Apple and Samsung's retrial on damages came to an end yesterday. Now, the jury is busy deliberating in an effort to determine just how much of the vacated US$450 million judgment Samsung will ultimately have to fork over to Apple.

During the course of the trial, Apple argued that it deserves $380 million while Samsung argued that $52 million would be a more appropriate amount for its infringing activities.

During closing arguments yesterday, Apple attorney Harold McElhinny said that the case wasn't about blindly punishing Samsung, but rather about creating a strong disincentive for further infringement.

"This is not about punishment," McElhinny said. "This is not about pitchforks. This is not about getting even. If juries take the profit out of patent infringement, then patent infringement will stop."

As for the $380 million figure touted by Apple, Apple justified the amount by pointing out that Samsung generated upwards of $3.5 billion from its infringing products.
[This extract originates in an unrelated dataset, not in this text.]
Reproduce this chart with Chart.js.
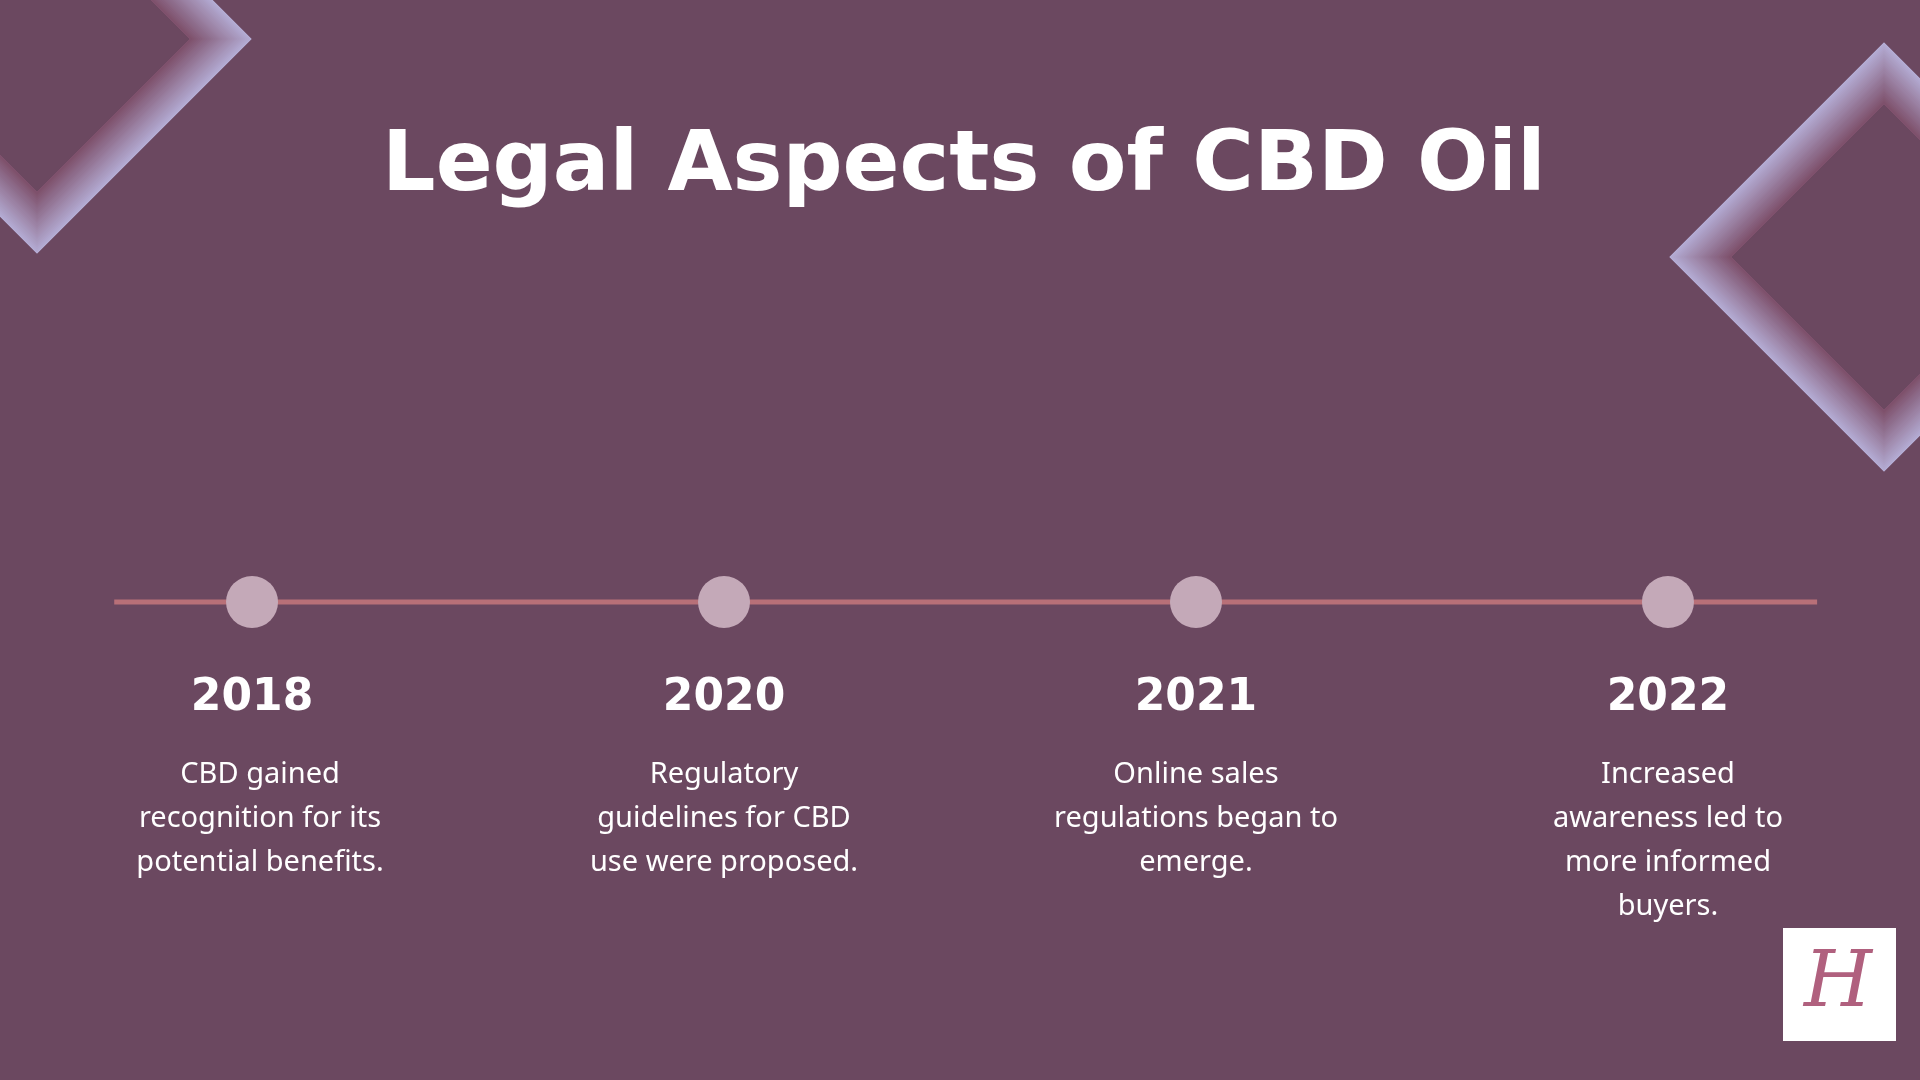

Apple believes it's entitled to 10 percent of that revenue, hence the $350 million figure.

For its part, Samsung maintained that the Apple patents in question had nothing to do with the reason why people purchased Samsung devices. On the contrary, Samsung argued that consumers were drawn to Samsung smartphones for differentiating features such as larger screens.

Echoing a sentiment tossed about quite often during Apple and Samsung's 2012 trial, Samsung attorney Bill Price said that "Apple doesn't own beautiful and sexy."

Interestingly enough, reporter Howard Mintz, who has done a great job covering the trial, noted yesterday that Samsung actually moved for a mistrial.

After closing arguments, Samsung moved for a mistrial because of McElhinny's comment to the jury that American companies long ago were squeezed out of the television manufacturing market because they didn't protect their patent rights, his attempt to highlight the importance of Apple's need to protect its technology.

Samsung, which in jury selection asked about bias against foreign companies, argued the remark could taint the jury against the South Korea-based tech giant.

That seems highly unlikely, but interesting nonetheless.

Of course, the ongoing song and dance between Apple and Samsung shows no sign of letting up. Samsung plans to appeal the initial ruling and we have another trial between the two tech giants set to kick off in March of 2014.